I have been to Utoya island

It was part of a trip to Norway and Sweden to see some schools and youth organisations at work. Along with the rest of the study group I saw the facilities and walked down to the water. It was, like other places without traffic, a quiet place. It will never be quiet again. There will always be the memory of those who were murdered there. I could not visit it again.

There were some boys there making an ice-yacht ready for the winter. They were friendly. All of them spoke good English - although I think they were pleased I had bothered to learn a few words of Norwegian with which to be polite. Most people, they told me, did not bother with their language. Perhaps we should.

More than a thousand years ago my far distant ancestors sailed from Norway to Scotland - and stayed there. Maybe it was because of Norway's geography. It is such that it should perhaps be a fractured society. There are still many quite isolated communities. Communication is sometimes difficult, particularly in winter. Despite all that Norway has been an outward looking country too.

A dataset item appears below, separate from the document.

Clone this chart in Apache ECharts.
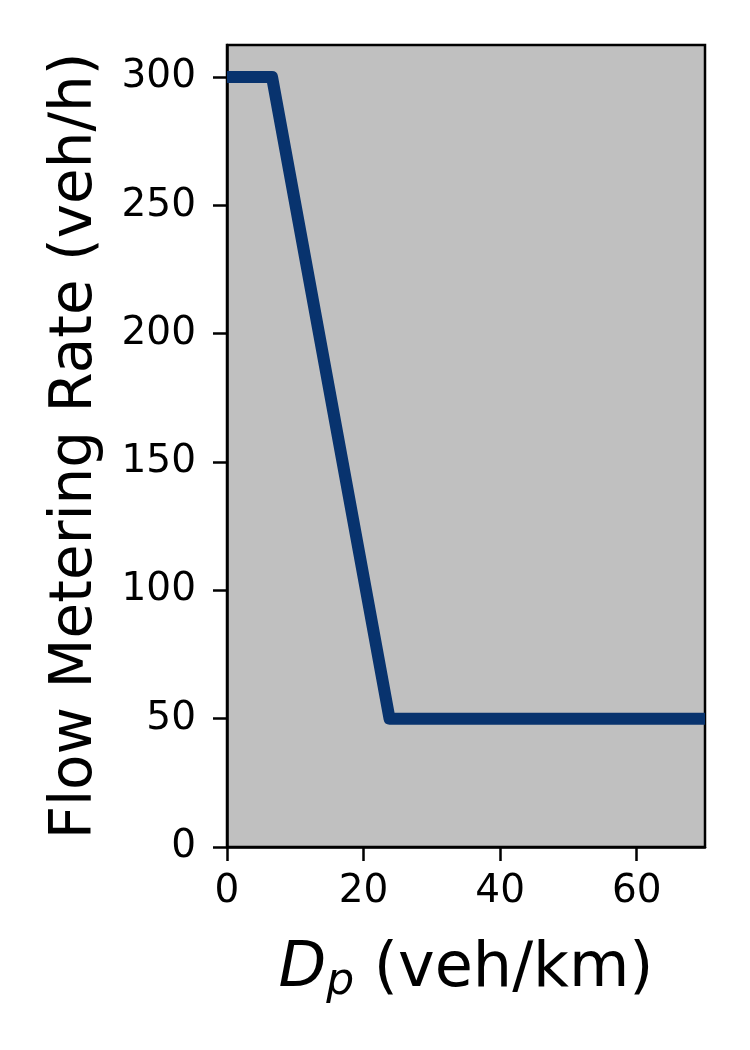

Norwegian aid workers, and there are many of them, tend to work in English. Norway has a proud tradition of helping out in complex humanitarian emergencies. I have seen Norwegian doctors, nurses, engineers and teachers off to everywhere from Albania to Zambia. Like other professionals who volunteer they have gone in, done a job and then left again - and almost always managed to leave behind a lasting, positive legacy for the people they went to help. Many of the Norwegians I have had contact with said very little about going to help. They just went and did it. I have often admired them, especially the two elderly doctors who spent three years working in Albania. Their lives were threatened when they tried to prevent some of the rampant corruption there so that their patients could get basic services.

I do not know any of them well enough to ask how they are. My friend Kari has left an e-mail message. Her usually excellent English sounded strained. Her students are too young to be involved but she was waiting to hear if any of their families were involved. I hope not because these are families who already have problems of another sort. If they are not involved though then other families must be. I wish I could help.

I cannot help them but today I am going to try and find something extra I can do for someone else. It is purely selfish. It might help me feel a bit better.

1 comment:

Anonymous said...

Thanks. I think I will go and try to do the same thing right now.